During the late 1800’s shipping became an increasing problem in Fremantle . There was no harbour. Ships had to anchor offshore due to a rocky bar blocking the mouth of the Swan River .  Many ships  preferred to head straight to Albany and its to the safely sheltered harbour .  From Albany, smaller ships would  be used to transport passengers and cargo to Perth . However, with the booming whaling business in Fremantle  and the discovery of gold in the 1890’s, it became clear that there was an urgent need for a harbour near the Capital City.

C.Y. O’Connor statue

In 1892 C.Y. O’Connor (Engineer-in-Chief) was appointed by John Forrest (W.A.’s first Premier) to build the Fremantle Harbour to provide safe anchorage for large ships. It was his first major public works project. He proposed that the limestone bar and sand shoals at the mouth of the Swan River be blasted out.  Then the entrance to the harbour  dredged to make it deeper for ships to enter. Finally two stone moles would be built out into the ocean to stop the sand re-entering.

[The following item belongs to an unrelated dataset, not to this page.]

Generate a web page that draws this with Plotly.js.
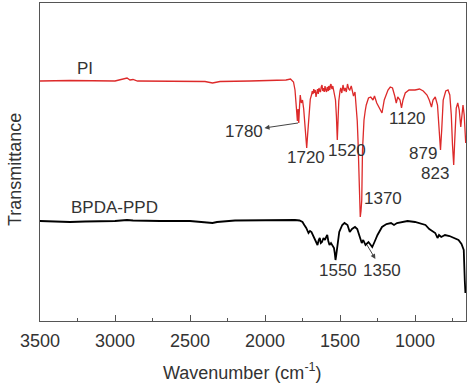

The project also required land reclamation to allow for the construction of quays and warehouses.

O’Connor had many critics of his proposal, many believing it was too expensive and impractical. However in 1892 construction commenced and in May 1897 the first ship, S.S. Sultan, steered by Lady Forrest, steamed into the Fremantle Harbour.

Fremantle Port

Fremantle soon became the colony’s busiest port, taking the honour away from the Albany Harbour that had previously been Western Australia’s main port.

During World War II the Fremantle Harbour played an important role in accommodating Australian and Allied naval vessels. It became the biggest submarine base in the Southern hemisphere from 1942-1945 with over 170 submarines using the port.

Today, the Fremantle Port still remains true to O’Connor’s original design and has an economic output valued at $780 million annually.